The kiss of deception and betrayal
The kiss of deception and betrayal

Judas the Ghanaian

This Easter, one question I’m asking myself is: If I was one of the twelve disciples of Jesus, which of them would I wish I was not? Surely, given what I know about the disciples from the Gospels, I sure wouldn’t wish to be Judas Iscariot!


But it is not what we wish that determines who we are; it is our attitudes and actions that define us. So let’s take a short trip into our attitudes and actions as Ghanaians that may reveal if we are a Judas or not.

Selling Jesus for money: When it comes to money and the Ghanaian, the least said about it the better. Judas sold Jesus for cash; how do some of us treat our fellow Ghanaians when it comes to acquiring wealth?  

Some Ghanaians have reportedly sold babies at maternity wards and through human trafficking and fake adoptions. Moreover, another name for corruption, which is common in most Ghanaian languages, is depriving others of what belongs to them, which is like selling them.

Thievery: It is written: “As keeper of the money bag, Judas used to help himself to what was put into it.” As Ghanaians, can that be said of us, that we help ourselves to money that has been entrusted to us—at church, workplaces, homes and in the nation?

Kisses of deception

Kisses are meant to express love and friendship. When Judas kissed Jesus, the Lord called him “friend.” Judas was a friend, yet he led soldiers to arrest Jesus.

Don’t we often smile with those we hate? When we say, “Praise the Lord” at church and harbour division in our hearts, we are offering the kisses of deception, which is hypocrisy!

The betrayal: A stab in the back: When secrets are leaked, that is a betrayal of trust. How did the soldiers know that Jesus would be at the Garden of Gethsemane that night?  Judas leaked that vital information.

We are told that coup d’états succeed on the strength of such betrayals. When journalists say that they intercepted information for their reportage possibly, a traitor leaked the information. 

In Ghana, spousal betrayal of extra-marital affairs abounds, likewise betrayal in politics when favouritism overrides fairness. How about betrayal at workplaces when promotions are denied or delayed?

Abandoning fellowship and backsliding: It is every church’s nightmare when members abandon the congregation and backside into the world. That’s what Judas did.  

On a critical night when the Saviour declared how his heart was sorrowful even unto death, Judas abandoned him and mingled with unbelievers who hated Jesus. A popular term for this situation is “disloyalty”. 

Some Ghanaians abandon church with myriads of excuses. “If your church is not helping you, leave your church,” unstable church-goers are told. Do you think church-goers who backslide think they are behaving like Judas Iscariot?  


Judas often complained and murmured. When a loyal woman anointed Jesus with precious and expensive oil, Judas complained that it was a waste of resources. 

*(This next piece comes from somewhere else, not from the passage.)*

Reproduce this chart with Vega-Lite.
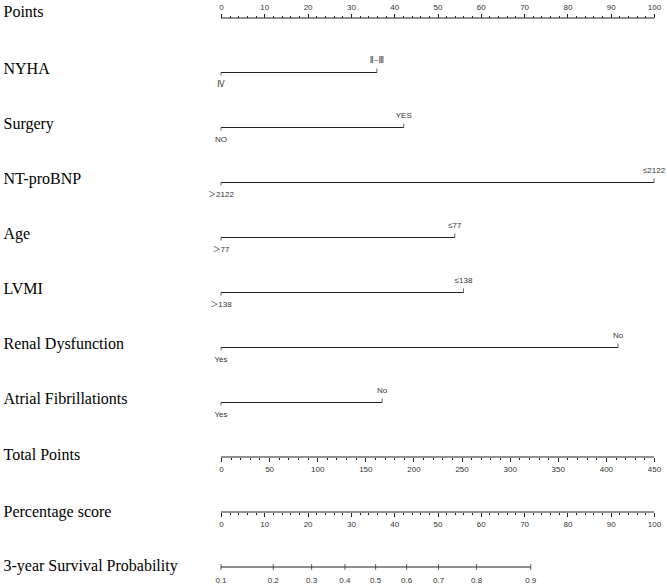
{
  "$schema": "https://vega.github.io/schema/vega-lite/v6.json",
  "background": "white",
  "autosize": {"type": "pad"},
  "padding": {"left": 3, "top": 2.5, "right": 0, "bottom": 0},
  "spacing": 54,
  "bounds": "flush",
  "config": {
    "view": {"stroke": null},
    "axisY": {"title": null, "domain": false, "ticks": false, "tickSize": 0, "grid": false, "labelAlign": "left", "labelPadding": 218, "labelFont": "Liberation Serif", "labelFontSize": 16, "labelColor": "#000000", "labelBaseline": "alphabetic", "labelOffset": 1},
    "axisX": {"title": null, "grid": false, "domain": false, "labelFont": "Liberation Sans", "labelFontSize": 8, "labelColor": "#333333", "tickColor": "#222222", "tickWidth": 1, "labelFlush": false, "labelOverlap": false},
    "text": {"font": "Liberation Sans, DejaVu Sans, Noto Sans CJK SC", "fontSize": 8, "color": "#333333"},
    "rule": {"color": "#222222", "strokeWidth": 1},
    "tick": {"color": "#222222", "thickness": 1}
  },
  "datasets": {
    "levels": [
      {"variable": "NYHA", "level": "Ⅳ", "points": 0, "side": "low"},
      {"variable": "NYHA", "level": "Ⅱ~Ⅲ", "points": 36, "side": "high"},
      {"variable": "Surgery", "level": "NO", "points": 0, "side": "low"},
      {"variable": "Surgery", "level": "YES", "points": 42.2, "side": "high"},
      {"variable": "NT-proBNP", "level": "＞2122", "points": 0, "side": "low"},
      {"variable": "NT-proBNP", "level": "≤2122", "points": 100, "side": "high"},
      {"variable": "Age", "level": "＞77", "points": 0, "side": "low"},
      {"variable": "Age", "level": "≤77", "points": 54, "side": "high"},
      {"variable": "LVMI", "level": "＞138", "points": 0, "side": "low"},
      {"variable": "LVMI", "level": "≤138", "points": 56, "side": "high"},
      {"variable": "Renal Dysfunction", "level": "Yes", "points": 0, "side": "low"},
      {"variable": "Renal Dysfunction", "level": "No", "points": 91.7, "side": "high"},
      {"variable": "Atrial Fibrillationts", "level": "Yes", "points": 0, "side": "low"},
      {"variable": "Atrial Fibrillationts", "level": "No", "points": 37.2, "side": "high"}
    ],
    "survival": [
      {"row": "3-year Survival Probability", "p": 0.1, "tp": 0},
      {"row": "3-year Survival Probability", "p": 0.2, "tp": 54.3},
      {"row": "3-year Survival Probability", "p": 0.3, "tp": 94.2},
      {"row": "3-year Survival Probability", "p": 0.4, "tp": 128.8},
      {"row": "3-year Survival Probability", "p": 0.5, "tp": 160.7},
      {"row": "3-year Survival Probability", "p": 0.6, "tp": 192.9},
      {"row": "3-year Survival Probability", "p": 0.7, "tp": 226.1},
      {"row": "3-year Survival Probability", "p": 0.8, "tp": 265.6},
      {"row": "3-year Survival Probability", "p": 0.9, "tp": 321.9}
    ]
  },
  "vconcat": [
    {
      "width": 433, "height": 1,
      "data": {"values": [{"row": "Points", "lo": 0, "hi": 100}]},
      "mark": "rule",
      "encoding": {
        "y": {"field": "row", "type": "nominal", "scale": {"type": "point", "padding": 0}, "axis": {"labelOffset": -2}},
        "x": {"field": "lo", "type": "quantitative", "scale": {"domain": [0, 100], "nice": false, "zero": false},
          "axis": {"orient": "top", "values": [0,2,4,6,8,10,12,14,16,18,20,22,24,26,28,30,32,34,36,38,40,42,44,46,48,50,52,54,56,58,60,62,64,66,68,70,72,74,76,78,80,82,84,86,88,90,92,94,96,98,100],
            "labelExpr": "datum.value % 10 === 0 ? datum.label : ''",
            "tickSize": {"condition": {"test": "datum.value % 10 === 0", "value": 4}, "value": 2},
            "labelPadding": 2}},
        "x2": {"field": "hi"}
      }
    },
    {
      "width": 433, "height": 330,
      "data": {"name": "levels"},
      "encoding": {
        "y": {"field": "variable", "type": "nominal", "sort": null, "scale": {"type": "point", "padding": 0}, "axis": {"labelOffset": 0.5}},
        "x": {"type": "quantitative", "scale": {"domain": [0, 100], "nice": false, "zero": false}, "axis": null}
      },
      "layer": [
        {"mark": "rule", "encoding": {"x": {"aggregate": "min", "field": "points", "type": "quantitative"}, "x2": {"aggregate": "max", "field": "points"}}},
        {"transform": [{"filter": "datum.side === 'low'"}], "mark": {"type": "tick", "orient": "vertical", "size": 3, "yOffset": 1.5}, "encoding": {"x": {"field": "points", "type": "quantitative"}}},
        {"transform": [{"filter": "datum.side === 'high'"}], "mark": {"type": "tick", "orient": "vertical", "size": 4, "yOffset": -2}, "encoding": {"x": {"field": "points", "type": "quantitative"}}},
        {"transform": [{"filter": "datum.side === 'low'"}], "mark": {"type": "text", "dy": 12.5, "baseline": "middle", "align": "center"}, "encoding": {"x": {"field": "points", "type": "quantitative"}, "text": {"field": "level"}}},
        {"transform": [{"filter": "datum.side === 'high'"}], "mark": {"type": "text", "dy": -11.5, "baseline": "middle", "align": "center"}, "encoding": {"x": {"field": "points", "type": "quantitative"}, "text": {"field": "level"}}}
      ]
    },
    {
      "width": 433, "height": 1,
      "data": {"values": [{"row": "Total Points", "lo": 0, "hi": 450}]},
      "mark": "rule",
      "encoding": {
        "y": {"field": "row", "type": "nominal", "scale": {"type": "point", "padding": 0}, "axis": {"labelOffset": 2}},
        "x": {"field": "lo", "type": "quantitative", "scale": {"domain": [0, 450], "nice": false, "zero": false},
          "axis": {"orient": "bottom", "values": [0,10,20,30,40,50,60,70,80,90,100,110,120,130,140,150,160,170,180,190,200,210,220,230,240,250,260,270,280,290,300,310,320,330,340,350,360,370,380,390,400,410,420,430,440,450],
            "labelExpr": "datum.value % 50 === 0 ? datum.label : ''",
            "tickSize": {"condition": {"test": "datum.value % 50 === 0", "value": 4}, "value": 2},
            "labelPadding": 4}},
        "x2": {"field": "hi"}
      }
    },
    {
      "width": 433, "height": 1,
      "data": {"values": [{"row": "Percentage score", "lo": 0, "hi": 100}]},
      "mark": "rule",
      "encoding": {
        "y": {"field": "row", "type": "nominal", "scale": {"type": "point", "padding": 0}, "axis": {"labelOffset": 4}},
        "x": {"field": "lo", "type": "quantitative", "scale": {"domain": [0, 100], "nice": false, "zero": false},
          "axis": {"orient": "bottom", "values": [0,2,4,6,8,10,12,14,16,18,20,22,24,26,28,30,32,34,36,38,40,42,44,46,48,50,52,54,56,58,60,62,64,66,68,70,72,74,76,78,80,82,84,86,88,90,92,94,96,98,100],
            "labelExpr": "datum.value % 10 === 0 ? datum.label : ''",
            "tickSize": {"condition": {"test": "datum.value % 10 === 0", "value": 4}, "value": 2},
            "labelPadding": 4}},
        "x2": {"field": "hi"}
      }
    },
    {
      "width": 433, "height": 1,
      "data": {"name": "survival"},
      "encoding": {
        "y": {"field": "row", "type": "nominal", "scale": {"type": "point", "padding": 0}, "axis": {"labelOffset": 3}},
        "x": {"type": "quantitative", "scale": {"domain": [0, 450], "nice": false, "zero": false}, "axis": null}
      },
      "layer": [
        {"mark": "rule", "encoding": {"x": {"aggregate": "min", "field": "tp", "type": "quantitative"}, "x2": {"aggregate": "max", "field": "tp"}}},
        {"mark": {"type": "tick", "orient": "vertical", "size": 6, "thickness": 1, "color": "#222222"}, "encoding": {"x": {"field": "tp", "type": "quantitative"}}},
        {"mark": {"type": "text", "dy": 14, "baseline": "middle", "align": "center"}, "encoding": {"x": {"field": "tp", "type": "quantitative"}, "text": {"field": "p", "type": "quantitative", "format": ".1f"}}}
      ]
    }
  ]
}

We Ghanaians are in danger of incurring God’s wrath with our incessant complaining, the way the Israelites incurred God’s displeasure with their constant murmuring.  

Despite all the blessings that God has endowed our nation with, we still complain and murmur as if God has done nothing for us. That is a “Judasic” attitude!

Complaining and murmuring are dangerous manners that weaken our relationship and walk with God. Instead, gratitude and praise must rise from our hearts to God for his goodness towards us.

Communion abuse

 Although Judas harboured evil intentions, Jesus graciously allowed him to partake of the first Holy Communion. Instead of this drawing him to Christ, Judas still went and carried out his diabolic plans.

In Ghana, we take the Holy Communion at church regularly. What happens afterwards? Do we still go out and forget Christ’s suffering and sacrifices for us instead of remembrance of him?
Half-hearted repentance: When Judas realised the evil he did, he told the Jewish leaders, “I have betrayed innocent blood,” as if he was repentant.  

But true repentance is to turn away from our evil deeds and return to God with a sincere heart. Judas didn’t go back to Jesus because his “repentance” was only half-hearted.  
Half-hearted repentance, like fake repentance, is responsible for the lack of commitment to Christ leading to backsliding.


Suicidal tendency: Judas was cruelly remorseful and disappointed, so he hanged himself. Suicide is the result of extreme disillusionment, and it tells the sad story of hopelessness.  

In Ghana, several suicide cases have been reported among the youth and adults. Whatever the troubling situation, suicide is never the way out. Instead, Jesus provides hope.  Hence, he invites all who are tired and heavy-laden to come to him for rest.

What do you think?  Do we still wish we were not Judas Iscariot, or do you think we already are?